Anyone know how the boatbuilders get the centreboard and rudder aligned and vertical?
I've always used tape measures, lots of care and attention, and mk 1 eyeball. Rudder of course just has to be in line with the board, so turn the boat upside down: simple enough. Locating the plate case can be quite a can of worms, because boats - especially if one is rebuilding an oldie, are very rarely absolutely symmettrical and it may be necessary to compromise. I figure the relationship with the mast is probably the key one.
Thanks Jim, was thinking along the lines of a string line from stem to transom, setting up level side to side on the thwart (upside down) and dropping a plumb line down the transom from the keel to the transom top.
The question is - How will you tell if they are not aligned? The answer is by looking at them. use the same technique to align everything. I take the centreboard out and replace it in the box the otherway out with the boat sat on the trolley. I then line the rudder up with this. I initially stick the pintles on with double sided tape. Once in place i then carefully drill, taking time to check things as i go. Measure three times, drill once....
Thanks for the good advice 'eyes' - I acknowledge the idea of a visual alignment check (or backed up with string lines) - the problem I was struggling with was getting the relevant bits arranged for comparison - the idea of putting the centreboard in from outside hadn't occured to me to set the mast / vertical 'datum' - thanks for that. Once that is set, the comparison with c/b and rudder is more reliable.
If you are turning the boat upside down why not set it on carpeted trestle - a couple of workmates eg. and then push the centreboard up from underneath. Then you will have the precise alignment of the board as it will be when it's in the water. Get the rudder alignment from that.
Laurie Smart builds the case into the hull jig, so he can guarantee that the case is vertical in the boat. Unless the builder of your boat can tell you he did likewise I would certainly not assume that the case is vertical - and I would definitely not assume that the thwart is horizontal!
The case is the first bit of the boat to be built. Everything else is built around that, as Keith points out, to guarantee vertical alignment, etc,etc.
Andy Hay - 3626 Business as Usual
There was a photo sequence in a recent magazine showing the Winder build method. This showed that the case went into the hull moulding at skin stage on the plastic boats. That way it is structurally part of the hull skin. The case capping is part of the internal moulding that includes the bow tank.
I would have thought it very unusual for any Merlin to have foil alignment problems, as they are generally built so well as the boat builders reputation hang on their craftsmanship. If the boat is very old, I can imagine you would have doubts.

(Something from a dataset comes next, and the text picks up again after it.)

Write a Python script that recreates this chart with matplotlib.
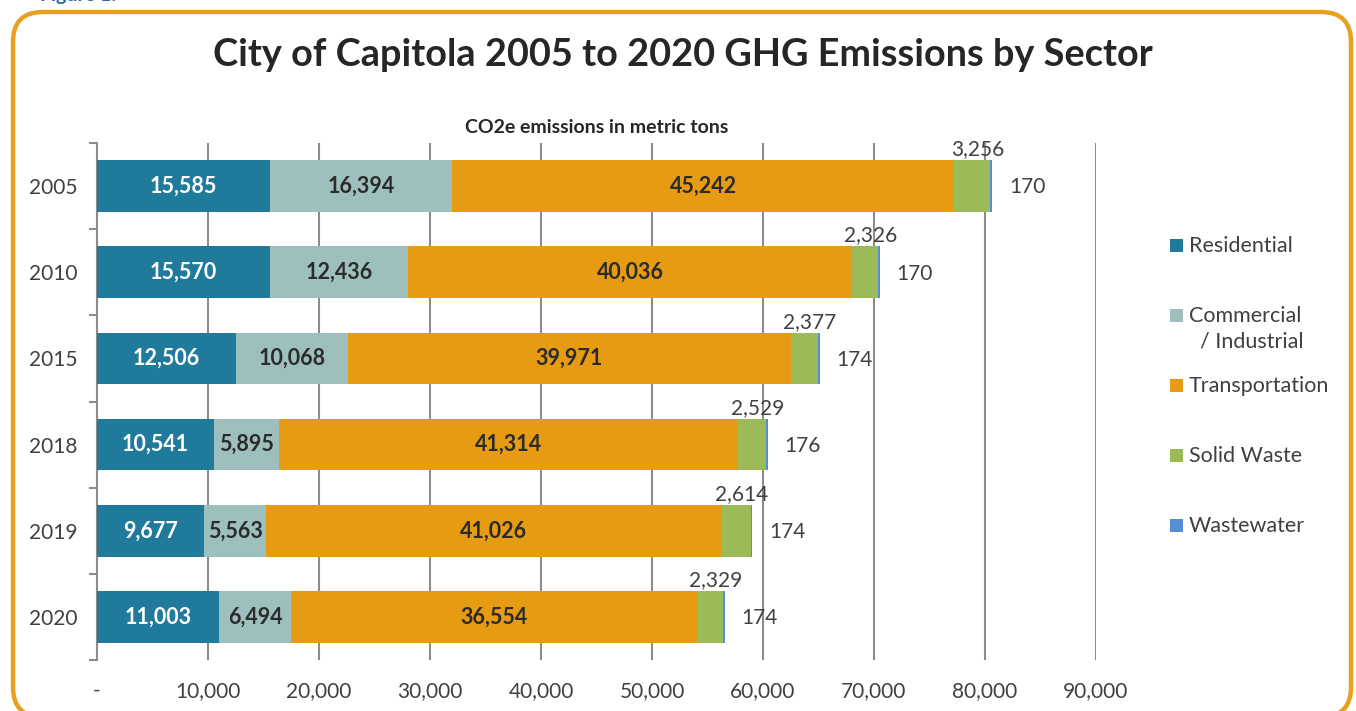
import matplotlib
matplotlib.use("Agg")
import matplotlib.pyplot as plt
from matplotlib.patches import FancyBboxPatch, Rectangle
import numpy as np

plt.rcParams['font.family'] = ['Lato', 'DejaVu Sans']

# ---- data (metric tons CO2e) ----
years = ['2005', '2010', '2015', '2018', '2019', '2020']
sectors = ['Residential', 'Commercial\n  / Industrial', 'Transportation', 'Solid Waste', 'Wastewater']
residential = [15585, 15570, 12506, 10541, 9677, 11003]
commercial = [16394, 12436, 10068, 5895, 5563, 6494]
transportation = [45242, 40036, 39971, 41314, 41026, 36554]
solid_waste = [3256, 2326, 2377, 2529, 2614, 2329]
wastewater = [170, 170, 174, 176, 174, 174]
x_ticks = [0, 10000, 20000, 30000, 40000, 50000, 60000, 70000, 80000, 90000]

colors = ['#1F7A9C', '#9DC0BF', '#E69B12', '#9BBB59', '#558ED5']
label_colors = ['white', '#2b2b2b', '#2b2b2b', None, None]

W, H = 1356, 711
fig = plt.figure(figsize=(W / 100, H / 100), dpi=100)

# orange rounded frame (bottom edge just below the image)
frame = FancyBboxPatch((13 / W, -6 / H), (1351 - 13) / W, 1 - 12 / H + 6 / H,
                       boxstyle="round,pad=0,rounding_size=0.022",
                       transform=fig.transFigure, facecolor='none',
                       edgecolor='#E8A020', linewidth=3.2, zorder=-1,
                       mutation_aspect=W / H)
fig.patches.append(frame)
# caption above the box, cut off by the top edge as in the source
fig.text(40 / W, 1 + 5 / H, 'Figure 1:', color='#2E65A8', fontsize=14,
         fontweight='bold', ha='left', va='center')

fig.text(683 / W, 1 - 55 / H, 'City of Capitola 2005 to 2020 GHG Emissions by Sector',
         ha='center', va='center', fontsize=27.3, fontweight='bold', color='#262626')

ax = fig.add_axes([97 / W, 1 - 660 / H, (1096 - 97) / W, (660 - 143) / H])
ax.set_facecolor('none')
ax.set_title('CO2e emissions in metric tons', fontsize=14, fontweight='bold',
             color='#262626', pad=7)

series = [residential, commercial, transportation, solid_waste, wastewater]
y = np.arange(len(years))
left = np.zeros(len(years))
bar_h = 0.6
for i, vals in enumerate(series):
    vals = np.array(vals)
    ax.barh(y, vals, left=left, height=bar_h, color=colors[i], zorder=3)
    for j, v in enumerate(vals):
        if i < 3:
            ax.text(left[j] + v / 2, y[j], f'{v:,}', ha='center', va='center',
                    fontsize=15.5, fontweight='bold', color=label_colors[i], zorder=4)
        elif i == 3:
            ax.text(left[j] + v / 2 + 500, y[j] - bar_h / 2 - 0.01, f'{v:,}',
                    ha='center', va='bottom', fontsize=15, color='#404040', zorder=4)
        else:
            ax.annotate(f'{v:,}', xy=(left[j] + v, y[j]), xytext=(12, -1),
                        textcoords='offset points', ha='left', va='center',
                        fontsize=15, color='#404040', zorder=4)
    left = left + vals

ax.set_xlim(0, 90000)
ax.set_ylim(len(years) - 0.5, -0.5)
ax.set_xticks(x_ticks)
ax.set_xticklabels(['-'] + [f'{t:,}' for t in x_ticks[1:]], fontsize=15, color='#404040')
ax.tick_params(axis='x', length=0, pad=15)
ax.set_yticks(y)
ax.set_yticklabels(years, fontsize=15, color='#404040')
ax.tick_params(axis='y', which='major', length=0, pad=14)
ax.set_yticks(np.arange(-0.5, len(years)), minor=True)
ax.tick_params(axis='y', which='minor', length=6, width=1.5, color='#8c8c8c')
ax.grid(axis='x', color='#8c8c8c', linewidth=1.5, zorder=0)
for s in ['top', 'right', 'bottom']:
    ax.spines[s].set_visible(False)
ax.spines['left'].set_color('#8c8c8c')
ax.spines['left'].set_linewidth(1.5)

# legend, drawn by hand to match spacing
leg_y = [245, 315, 385, 455, 525]
for c, name, ly in zip(colors, sectors, leg_y):
    fig.patches.append(Rectangle((1170 / W, 1 - (ly + 7) / H), 13 / W, 13 / H,
                                 transform=fig.transFigure, facecolor=c,
                                 edgecolor='none'))
    fig.text(1189 / W, 1 - (ly - 9) / H, name, ha='left', va='top', fontsize=15.5,
             color='#404040', linespacing=1.35)

fig.savefig('out.png', dpi=100)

What colour are your toe straps Tim, that they clash so badly with your buyancy bag straps, and who chose them in the first place? LOL
Here are some snaps of me doing this on my 12 ... maybe useful
err..the bag straps are red..and the padded toes straps grey..the yellow bags are a colour clash disaster
Thanks for sharing the pictures Rick - thorough job and as they say, a picture is worth a thousand words.
I knew I needed a garage - now I know why!
One one occasion when I was taking Heaven Sent to Laurie's shed he had Luka, the retro Passing Cloud in being redecked etc for Mike Stephens. Several things were not in line and the shroud attachments were not in the same place. He was using the string down the centreline method to align everything. I have previously described a simple way of determining if your mast is perpendicular to the side decks. Cleat your main halyard at the point you can just touch one side deck by the shroud attachment with the end of the rope. Go round to the other side and see if you can do the same. Adjust shrouds till this is achieved. If you do this and then check the C/B by eye you will not be far out.
Provided your older hull isn't twisted then the halyard method works well!!
> I have previously described a simple way of determining if your mast is perpendicular to the side decks.
Oh yes, a laser level is a dead handy bit of kit for these alignment games...
Ask yourself these question, do I keep the boat upright all the time, the answer will be no, so does it matter if the mast is a bit off? What is vitally important and in so many wooden boats that were not built with the case in the mould the answer is no. is is the plate case in line fore and aft. Thats the big one.